Foley apparently had been dealing with this issue for sometime with several different pages.
Regardless of how culpable you feel the House leadership was in covering for Foley, thier initial reactions to the scandal was a mess of guilty fingerpointing, leading to the impression that this might be a bigger deal then just the one congressman. Also it comes on the heels of several other corruption scandals.
It broke a few weeks before a highly contested and possibly House swinging election.
That said Foley’s Repub replacement may yet win his seat, and I doubt we’ll be talking about this story much after another few weeks (especially if the North Koreans kill us all in the interm). So even with all the above, its still a pretty flash-in-the-pan type deal.
Just as a general note about average lifespans, the thing that contributes most to an increase in life expectancy stats is decreasing infant mortality. The reason a lot of countries with low life expectancies have such low life expectancies isn’t because people all die off at 50…it’s because so many people die at 1 or 2, and that skews the figures downward.
For some of the pages involved, it wasn’t just flirting. It was sexual harassment. Very lewd and graphic harassment by someone in a position of authority over them. That person knew that his behavior was wrong but he did it anyway. In some states where pages live, his actions would be criminal.
Yet, Tony Snow describes that behavior as “naughty.” Other Republicans say his lewd comments to minors were “inappropriate.”
The people may be outraged, but many Republican politicians and apologists are certainly downplaying it.
No one was sent to rehab. He signed himself in for alcoholism – though no one seems to believe he has a drinking problem. And I can certainly understand why resignations have been demanded. Putting political expediency before the welfare of a minor for even one day is not the sign of a person of exceptionally good judgment. To do that for years when more than one minor is involved is unthinkable.
I’m not saying that Hastert should resign as a Congressman – just as Speaker of the House. (Actually, considering those in a position to take over, I hope he doesn’t.)
If we find out that he has been lying about not knowing, then he should resign from Congress.
If anything, I think we are beginning to go easier on child molesters.
Maybe I’m wrong, and I’m willing to admit it if I am, but I thought all of Foley’s e-mails and IMs were with ex-pages…people who had already finished the program.
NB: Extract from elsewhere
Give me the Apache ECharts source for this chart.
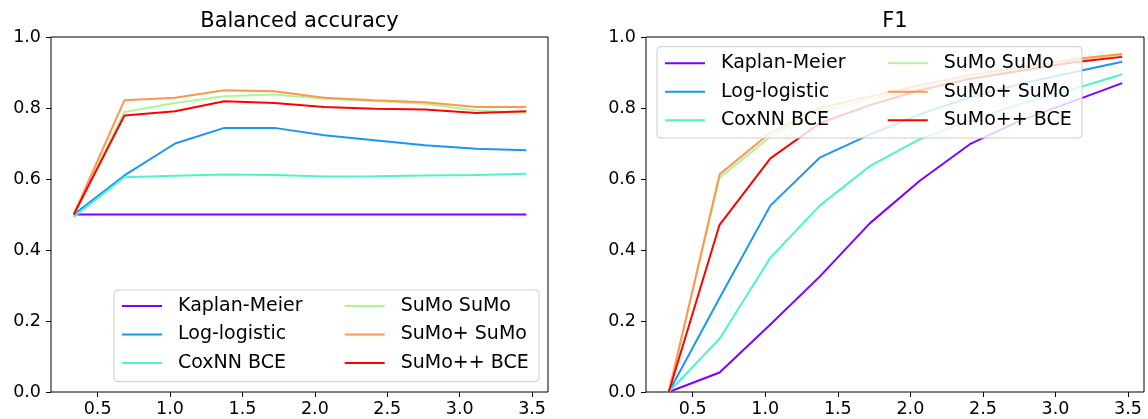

So he was no longer in a position of authority.
And I’m pretty sure that sexual harrassment is a civil matter, not a criminal one.
Gross oversimplification. Sites show much more information than that…Infant mortality is one factor. Life expectancy is due to medical and environmental factors too.there are many societies that marry at very young ages. It is not coincidental that the life expectancy is shorter in them.
Sure, but the major medical and environmental factors that have improved in the “developed” world is better neonatal care, improved obstetrics and safety proceedures in childbirth, increased nutrition, and vaccination of childhood disease. In short, fewer kids are dying.
Even, though, assuming you’re right, everyone is dying at 80 now instead of at 60, that still wouldn’t increase the society’s ability to regenerate itself. By the time you’re 60, you’re pretty much infertile (more true for women than men, obviously, but even male fertility is pretty low by that age), so an extra 20 years of life after that isn’t really going to help birthrates.
If anything, people are physically maturing earlier these days, due to better nutrition. You’re starting to find girls having their first periods at 10 or 11, in rare cases. The fact that we have a category of “teenager” now, instead of a direct move from child to adult, isn’t due to lengthening lifespan. It’s cultural, brought on by rising American prosperity, urbanization, and public high schools. Check out Grace Palladino’s “Teenagers: An American History” about the creation of teenage culture, and Jeffrey Moran’s “Teaching Sex: The Shaping of Adolescence in the 20th Century”, about G. Stanley Hall’s creation of the concept of the “adolescent” at the beginning of the century, and the development of the idea of “sex education” and changing conceptions of it.